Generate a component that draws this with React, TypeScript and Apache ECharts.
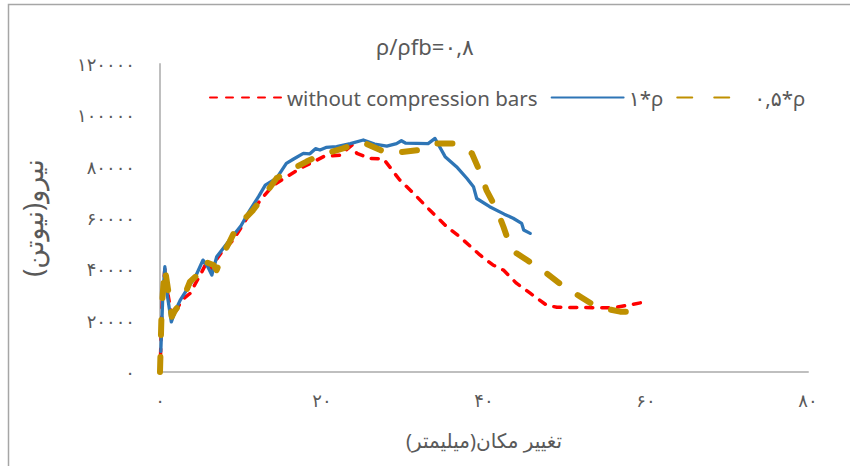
import React, { useEffect, useRef } from "react";
import * as echarts from "echarts";

const titleText = "ρ/ρfb=۰,۸";
const seriesNames = ["without compression bars", "۱*ρ", "۰,۵*ρ"];
const xAxisTitle = "تغییر مکان(میلیمتر)";
const yAxisTitle = "نیرو(نیوتن)";
const xTickLabels = ["۰", "۲۰", "۴۰", "۶۰", "۸۰"];
const yTickLabels = ["۰", "۲۰۰۰۰", "۴۰۰۰۰", "۶۰۰۰۰", "۸۰۰۰۰", "۱۰۰۰۰۰", "۱۲۰۰۰۰"];

const redX = [0, 0.3, 0.6, 1.0, 1.5, 2.7, 3.7, 5.0, 5.8, 6.5, 7.0, 7.8, 9.05, 11.1, 12.75, 14.0, 15.35, 17.3, 20.2, 22.2, 23.7, 24.3, 25.9, 27.6, 29.6, 31.3, 33.3, 35.4, 37.0, 39.5, 41.1, 42.4, 44.0, 45.7, 47.7, 49.0, 56.0, 57.2, 60.1];
const redY = [0, 30000, 40000, 30000, 21000, 28000, 30600, 38000, 43000, 40000, 44000, 47500, 51400, 61800, 68300, 72800, 75500, 79300, 83900, 84500, 88400, 85200, 83200, 83000, 74800, 69600, 63100, 56600, 52700, 45600, 41700, 39700, 34600, 30700, 26100, 25200, 25000, 25700, 27400];

const blueX = [0.1, 0.35, 0.6, 0.9, 1.4, 1.9, 2.5, 3.5, 4.5, 5.3, 5.9, 6.4, 7.0, 8.6, 10, 11.1, 12.2, 13.0, 14.4, 15.6, 16.5, 17.7, 18.5, 19.2, 19.75, 20.5, 21.8, 23.5, 25.1, 26.5, 28, 29.2, 29.8, 30.3, 33.1, 33.95, 35.2, 36.6, 37.9, 38.7, 39.1, 40.7, 42.5, 43.6, 44.65, 44.9, 45.7];
const blueY = [8000, 30000, 41000, 30000, 19500, 24000, 28000, 33000, 38000, 43600, 41000, 37800, 44900, 51400, 57000, 63100, 68500, 72800, 75500, 81300, 83000, 85200, 85000, 87000, 86500, 87500, 87800, 89000, 90400, 88800, 88000, 89000, 90100, 89200, 89000, 91000, 83900, 80000, 75400, 72200, 67600, 64400, 61500, 59900, 57900, 55300, 54000];

const goldX = [0, 0.2, 0.4, 0.6, 1.0, 1.45, 1.85, 2.7, 3.7, 5.3, 5.5, 6.6, 7.0, 7.6, 8.6, 9.5, 11.5, 12.75, 14.4, 16.5, 18.1, 19.75, 22.6, 24.9, 27.2, 28.0, 29.2, 32.1, 33.7, 36.6, 38.5, 39.5, 40.3, 41.6, 42.4, 43.4, 45.3, 47.7, 49.6, 51.9, 53.9, 56.8, 58.0];
const goldY = [0, 24000, 33000, 40400, 32000, 21500, 24000, 27400, 35200, 39700, 43000, 41700, 39700, 45000, 50800, 56600, 63100, 68300, 75500, 79300, 82000, 84500, 87100, 89700, 86500, 85200, 85500, 86500, 89000, 89000, 85200, 78000, 70900, 63100, 56600, 47500, 43600, 38500, 33900, 29300, 25400, 23500, 23500];

const zip = (xs: number[], ys: number[]) => xs.map((x, i) => [x, ys[i]]);

const TEXT = "#595959";
const FONT = "'Noto Sans', 'DejaVu Sans', sans-serif";

export default function App() {
  const ref = useRef<HTMLDivElement>(null);
  useEffect(() => {
    if (!ref.current) return;
    const chart = echarts.init(ref.current, null, { renderer: "svg" });
    chart.setOption({
      animation: false,
      backgroundColor: "#ffffff",
      textStyle: { fontFamily: FONT, color: TEXT },
      title: {
        text: titleText,
        left: "center",
        top: 30,
        textStyle: { fontSize: 22, fontWeight: "normal", color: TEXT, fontFamily: FONT },
      },
      legend: {
        left: 204,
        top: 82,
        itemWidth: 72,
        itemHeight: 14,
        itemGap: 13,
        itemStyle: { opacity: 0 },
        textStyle: { fontSize: 20.5, color: TEXT, fontFamily: FONT },
        data: seriesNames,
      },
      graphic: [
        {
          type: "rect",
          shape: { x: 8.5, y: 4.5, width: 900, height: 500 },
          style: { fill: "none", stroke: "#A6A6A6", lineWidth: 1.5 },
          silent: true,
        },
      ],
      grid: { left: 160, top: 64, right: 42, bottom: 94, containLabel: false },
      xAxis: {
        type: "value",
        min: 0,
        max: 80,
        interval: 20,
        name: xAxisTitle,
        nameLocation: "middle",
        nameGap: 58,
        nameTextStyle: { fontSize: 20, color: TEXT, fontFamily: FONT },
        axisLine: { show: true, lineStyle: { color: "#BFBFBF", width: 2 } },
        axisTick: { show: false },
        splitLine: { show: false },
        axisLabel: {
          margin: 19,
          fontSize: 18,
          color: TEXT,
          fontFamily: FONT,
          formatter: (v: number) => xTickLabels[Math.round(v / 20)] ?? "",
        },
      },
      yAxis: {
        type: "value",
        min: 0,
        max: 120000,
        interval: 20000,
        name: yAxisTitle,
        nameLocation: "middle",
        nameRotate: 90,
        nameGap: 114,
        nameTextStyle: { fontSize: 27, color: TEXT, fontFamily: FONT },
        axisLine: { show: true, lineStyle: { color: "#BFBFBF", width: 2 } },
        axisTick: { show: false },
        splitLine: { show: false },
        axisLabel: {
          margin: 25,
          fontSize: 18,
          color: TEXT,
          fontFamily: FONT,
          formatter: (v: number) => yTickLabels[Math.round(v / 20000)] ?? "",
        },
      },
      series: [
        {
          name: seriesNames[0],
          type: "line",
          data: zip(redX, redY),
          showSymbol: false,
          symbol: "none",
          itemStyle: { color: "#FF0000" },
          lineStyle: { color: "#FF0000", width: 3.5, type: [7, 9], cap: "round", join: "round" },
          z: 2,
        },
        {
          name: seriesNames[1],
          type: "line",
          data: zip(blueX, blueY),
          showSymbol: false,
          symbol: "none",
          itemStyle: { color: "#2E75B6" },
          lineStyle: { color: "#2E75B6", width: 3.3, cap: "round", join: "round" },
          z: 3,
        },
        {
          name: seriesNames[2],
          type: "line",
          data: zip(goldX, goldY),
          showSymbol: false,
          symbol: "none",
          itemStyle: { color: "#BF9000" },
          lineStyle: { color: "#BF9000", width: 6, type: [15, 22], cap: "round", join: "round" },
          z: 4,
        },
      ],
    });
    return () => chart.dispose();
  }, []);
  return (
    <div
      ref={ref}
      style={{ position: "fixed", left: 0, top: 0, width: 850, height: 466, background: "#fff" }}
    />
  );
}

--- EXERCISE OBJECTIVE ---
All of the lines above should be retyped precisely, apart from the pictures.

--- EXPECTED OUTPUT ---
Generate a component that draws this with React, TypeScript and Apache ECharts.
import React, { useEffect, useRef } from "react";
import * as echarts from "echarts";

const titleText = "ρ/ρfb=۰,۸";
const seriesNames = ["without compression bars", "۱*ρ", "۰,۵*ρ"];
const xAxisTitle = "تغییر مکان(میلیمتر)";
const yAxisTitle = "نیرو(نیوتن)";
const xTickLabels = ["۰", "۲۰", "۴۰", "۶۰", "۸۰"];
const yTickLabels = ["۰", "۲۰۰۰۰", "۴۰۰۰۰", "۶۰۰۰۰", "۸۰۰۰۰", "۱۰۰۰۰۰", "۱۲۰۰۰۰"];

const redX = [0, 0.3, 0.6, 1.0, 1.5, 2.7, 3.7, 5.0, 5.8, 6.5, 7.0, 7.8, 9.05, 11.1, 12.75, 14.0, 15.35, 17.3, 20.2, 22.2, 23.7, 24.3, 25.9, 27.6, 29.6, 31.3, 33.3, 35.4, 37.0, 39.5, 41.1, 42.4, 44.0, 45.7, 47.7, 49.0, 56.0, 57.2, 60.1];
const redY = [0, 30000, 40000, 30000, 21000, 28000, 30600, 38000, 43000, 40000, 44000, 47500, 51400, 61800, 68300, 72800, 75500, 79300, 83900, 84500, 88400, 85200, 83200, 83000, 74800, 69600, 63100, 56600, 52700, 45600, 41700, 39700, 34600, 30700, 26100, 25200, 25000, 25700, 27400];

const blueX = [0.1, 0.35, 0.6, 0.9, 1.4, 1.9, 2.5, 3.5, 4.5, 5.3, 5.9, 6.4, 7.0, 8.6, 10, 11.1, 12.2, 13.0, 14.4, 15.6, 16.5, 17.7, 18.5, 19.2, 19.75, 20.5, 21.8, 23.5, 25.1, 26.5, 28, 29.2, 29.8, 30.3, 33.1, 33.95, 35.2, 36.6, 37.9, 38.7, 39.1, 40.7, 42.5, 43.6, 44.65, 44.9, 45.7];
const blueY = [8000, 30000, 41000, 30000, 19500, 24000, 28000, 33000, 38000, 43600, 41000, 37800, 44900, 51400, 57000, 63100, 68500, 72800, 75500, 81300, 83000, 85200, 85000, 87000, 86500, 87500, 87800, 89000, 90400, 88800, 88000, 89000, 90100, 89200, 89000, 91000, 83900, 80000, 75400, 72200, 67600, 64400, 61500, 59900, 57900, 55300, 54000];

const goldX = [0, 0.2, 0.4, 0.6, 1.0, 1.45, 1.85, 2.7, 3.7, 5.3, 5.5, 6.6, 7.0, 7.6, 8.6, 9.5, 11.5, 12.75, 14.4, 16.5, 18.1, 19.75, 22.6, 24.9, 27.2, 28.0, 29.2, 32.1, 33.7, 36.6, 38.5, 39.5, 40.3, 41.6, 42.4, 43.4, 45.3, 47.7, 49.6, 51.9, 53.9, 56.8, 58.0];
const goldY = [0, 24000, 33000, 40400, 32000, 21500, 24000, 27400, 35200, 39700, 43000, 41700, 39700, 45000, 50800, 56600, 63100, 68300, 75500, 79300, 82000, 84500, 87100, 89700, 86500, 85200, 85500, 86500, 89000, 89000, 85200, 78000, 70900, 63100, 56600, 47500, 43600, 38500, 33900, 29300, 25400, 23500, 23500];

const zip = (xs: number[], ys: number[]) => xs.map((x, i) => [x, ys[i]]);

const TEXT = "#595959";
const FONT = "'Noto Sans', 'DejaVu Sans', sans-serif";

export default function App() {
  const ref = useRef<HTMLDivElement>(null);
  useEffect(() => {
    if (!ref.current) return;
    const chart = echarts.init(ref.current, null, { renderer: "svg" });
    chart.setOption({
      animation: false,
      backgroundColor: "#ffffff",
      textStyle: { fontFamily: FONT, color: TEXT },
      title: {
        text: titleText,
        left: "center",
        top: 30,
        textStyle: { fontSize: 22, fontWeight: "normal", color: TEXT, fontFamily: FONT },
      },
      legend: {
        left: 204,
        top: 82,
        itemWidth: 72,
        itemHeight: 14,
        itemGap: 13,
        itemStyle: { opacity: 0 },
        textStyle: { fontSize: 20.5, color: TEXT, fontFamily: FONT },
        data: seriesNames,
      },
      graphic: [
        {
          type: "rect",
          shape: { x: 8.5, y: 4.5, width: 900, height: 500 },
          style: { fill: "none", stroke: "#A6A6A6", lineWidth: 1.5 },
          silent: true,
        },
      ],
      grid: { left: 160, top: 64, right: 42, bottom: 94, containLabel: false },
      xAxis: {
        type: "value",
        min: 0,
        max: 80,
        interval: 20,
        name: xAxisTitle,
        nameLocation: "middle",
        nameGap: 58,
        nameTextStyle: { fontSize: 20, color: TEXT, fontFamily: FONT },
        axisLine: { show: true, lineStyle: { color: "#BFBFBF", width: 2 } },
        axisTick: { show: false },
        splitLine: { show: false },
        axisLabel: {
          margin: 19,
          fontSize: 18,
          color: TEXT,
          fontFamily: FONT,
          formatter: (v: number) => xTickLabels[Math.round(v / 20)] ?? "",
        },
      },
      yAxis: {
        type: "value",
        min: 0,
        max: 120000,
        interval: 20000,
        name: yAxisTitle,
        nameLocation: "middle",
        nameRotate: 90,
        nameGap: 114,
        nameTextStyle: { fontSize: 27, color: TEXT, fontFamily: FONT },
        axisLine: { show: true, lineStyle: { color: "#BFBFBF", width: 2 } },
        axisTick: { show: false },
        splitLine: { show: false },
        axisLabel: {
          margin: 25,
          fontSize: 18,
          color: TEXT,
          fontFamily: FONT,
          formatter: (v: number) => yTickLabels[Math.round(v / 20000)] ?? "",
        },
      },
      series: [
        {
          name: seriesNames[0],
          type: "line",
          data: zip(redX, redY),
          showSymbol: false,
          symbol: "none",
          itemStyle: { color: "#FF0000" },
          lineStyle: { color: "#FF0000", width: 3.5, type: [7, 9], cap: "round", join: "round" },
          z: 2,
        },
        {
          name: seriesNames[1],
          type: "line",
          data: zip(blueX, blueY),
          showSymbol: false,
          symbol: "none",
          itemStyle: { color: "#2E75B6" },
          lineStyle: { color: "#2E75B6", width: 3.3, cap: "round", join: "round" },
          z: 3,
        },
        {
          name: seriesNames[2],
          type: "line",
          data: zip(goldX, goldY),
          showSymbol: false,
          symbol: "none",
          itemStyle: { color: "#BF9000" },
          lineStyle: { color: "#BF9000", width: 6, type: [15, 22], cap: "round", join: "round" },
          z: 4,
        },
      ],
    });
    return () => chart.dispose();
  }, []);
  return (
    <div
      ref={ref}
      style={{ position: "fixed", left: 0, top: 0, width: 850, height: 466, background: "#fff" }}
    />
  );
}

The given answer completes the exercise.